Entwicklung statt Fortschritt

Das Fortschrittsdenken des 19. und 20. Jahrhunderts, dieses ‚Je-mehr-desto-besser‘ stößt an seine Grenze. Dass diejenigen, die nach uns kommen, ‚es einmal besser haben sollen als wir‘ und die Zukunft uns von Mühe und Not befreien werde, war eine lange gepflegte Erzählung, sie ist heute für viele nicht mehr gültig. Der Umbau vieler vertrauter Ziele und Wege ist nunmehr die Aufgabe. Da fällt es auf, dass sich außer der gestiegenen Verfügbarkeit äußerlicher Dinge zeitgleich auch ein Wandel im nicht-materiellen Bereich ereignet hat, bei den menschlichen Fähigkeiten, im sozialen Umgang, bei den Überzeugungen und Werten: ein immenser Zugewinn an persönlichem Freiheitsspielraum, eine Weiterentwicklung im gesellschaftlichen Miteinander bis hin in die rechtlichen Verhältnisse (z.B. gleichgeschlechtliche Ehe u.a.), zwar noch lange nicht überall etabliert und akzeptiert, aber erkennbar auf dem Weg in eine ,bessere‘ Zukunft. Diese Entwicklung ist nach oben offen und kennt keine ,Grenzen des Wachstums‘. Der Fortschrittsgedanke, der sich an äußerliche technologische Lösungen knüpft, steht in Frage, er kann sich in den Entwicklungsgedanken von menschlichem Potential umwandeln. Das Entwicklungsziel wäre dann nicht mehr eine noch weiter gesteigerte Verfügung über äußere Naturprozesse, sondern die Steigerung menschlicher geistiger, moralischer, ‚innerer‘ Möglichkeiten.
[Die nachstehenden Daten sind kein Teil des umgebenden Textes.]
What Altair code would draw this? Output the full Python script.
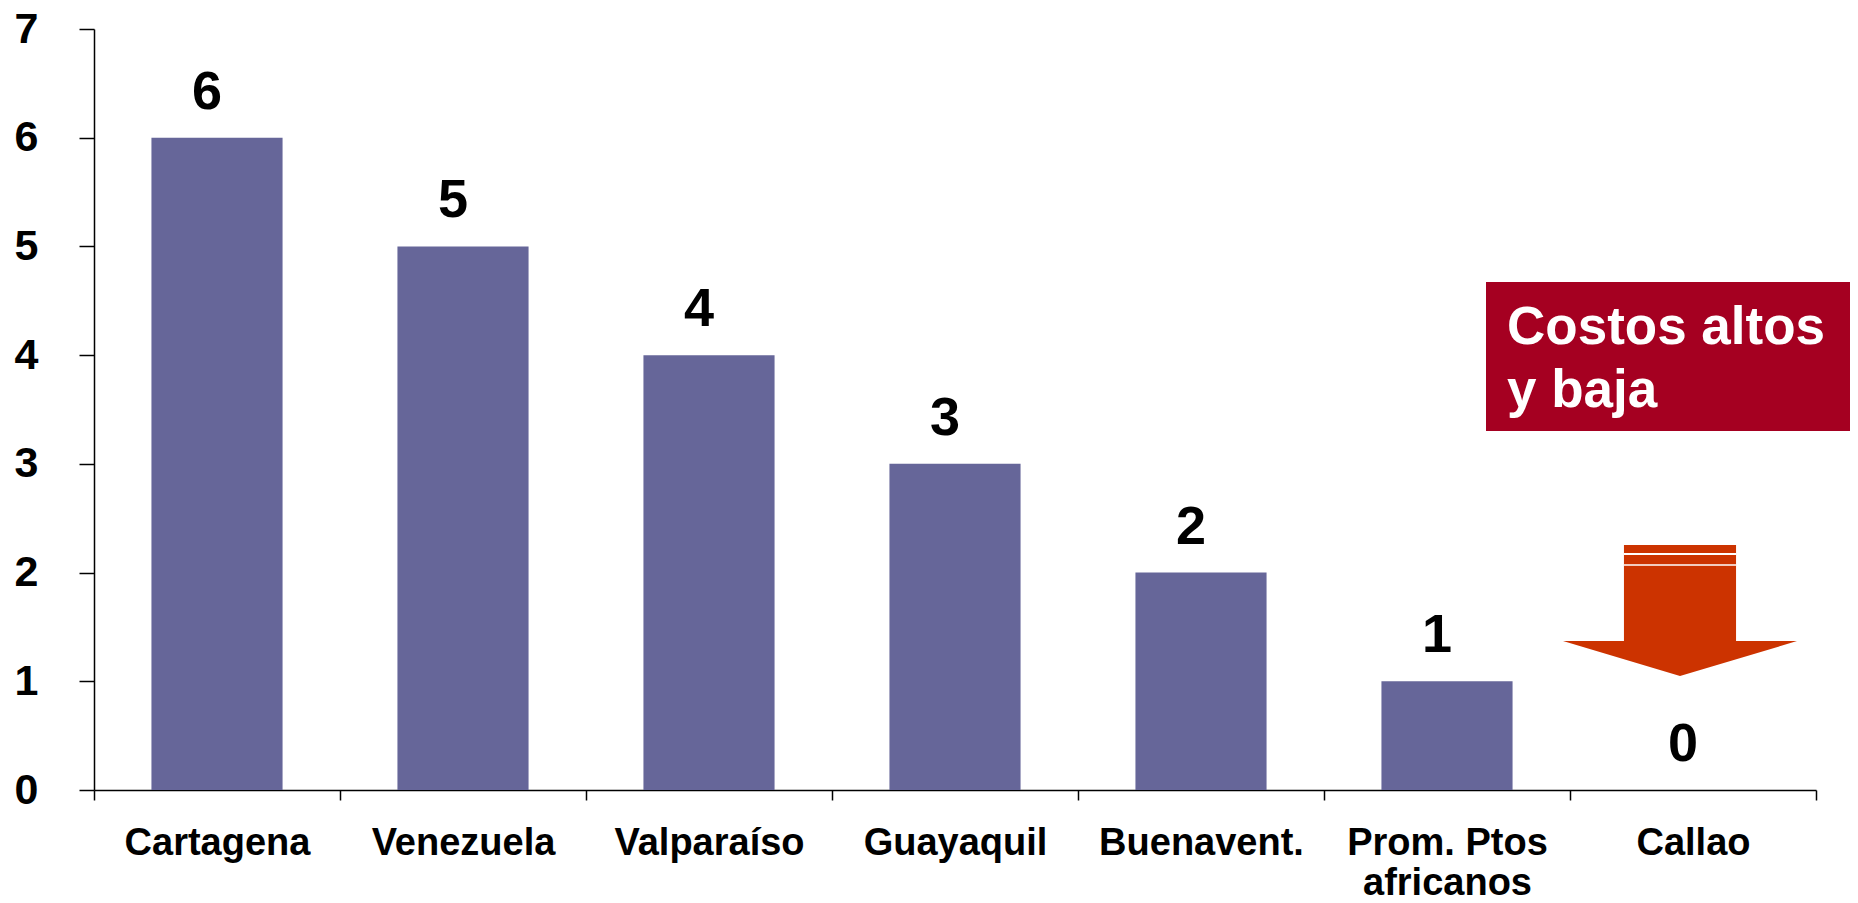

Es macht Sinn, sich zu vergegenwärtigen, was sich neben dem Weg in die Ausbeutung bzw. Zerstörung von Natur und Gewalt gegen Menschen an zivilisatorischem Prozess ergeben hat. Früher war eben weder alles besser noch alles schlechter. Vielmehr lohnt es sich, einmal genauer ins Auge zu fassen, in welchem Ausmaß sich rechtsstaatliche, friedliche, gewaltbefreite Lebensverhältnisse, dazu Werte von Freiheit, Gleichberechtigung, auch von sozialer Fürsorge entwickelt und realisiert haben. Diese Entwicklung des menschlichen Bewusstseins und seiner institutionellen Folgen in den Blick zu nehmen, könnte dabei helfen, einem Denken den Boden zu entziehen, das bei äußerlich-materiellen Beschränkungen sogleich den Rückfall in die Steinzeit argwöhnt.

Es erscheint als möglich und notwendig, die Dramatik und Herausforderungen der wirtschaftlichen, sozialen und ökologischen Zusammenhänge zu benennen – sicherlich nicht, sie als Katastrophen zu beschreiben, aber doch sie in den Fakten deutlich erscheinen zu lassen. Sie bilden einen Gegenpol zum Neuen, Humanen und Naturverträglichen, von dem die Rede ist als Idee, als werdende oder schon bestehende Wirklichkeit, als Motor der Veränderung und Entwicklung. Auf die Aufbruchstimmung und Zukunftsfähigkeit kommt es ja vor allem an, denn wem ist, im Jugendalter zumal, mit Analysen und Kritik des Faktischen allein gedient?  

Dann darf vielleicht sogar vom ‚guten Leben‘ die Rede sein, das sich eher nicht durch technischen Fortschritt und kaum durch ein Mehr von allem ergibt. Vielmehr wird es von Wertorientierungen, der Kultivierung persönlicher Fähigkeiten und einer aktiven, verantwortungsbewussten Lebenseinstellung abhängen und ganz sicherlich nicht durch einseitig beschworene Bilder von Gefahren, durch Zynismus oder Angstlähmungen verschiedener Art befördert werden. Und ausgemacht ist das Ende der Entwicklung, in der wir stehen, sowieso nicht: Insofern ist allein die Perspektive des Möglichen, der Offenheit, der Gestaltbarkeit von Zukunft eine sinnvolle Richtschnur.

„Wer vom Ziel nicht weiß, kann den Weg nicht haben“, heißt es in einem Morgenstern-Gedicht. Sinn macht in unserem Zusammenhang vor allem ein Bemühen um konkrete Ziele der Nachhaltigkeit.  Das ‚gute Leben‘ können wir heute nicht mehr ohne ein Miteinander mit den Kräften und Lebewesen der Natur gewinnen. Dass das so ist, mag für viele, die noch überwiegend im vergangenen Jahrhundert gelebt haben, eine neue Botschaft sein, für die im 21. Jahrhundert Geborenen sollte das zu einer Selbstverständlichkeit werden.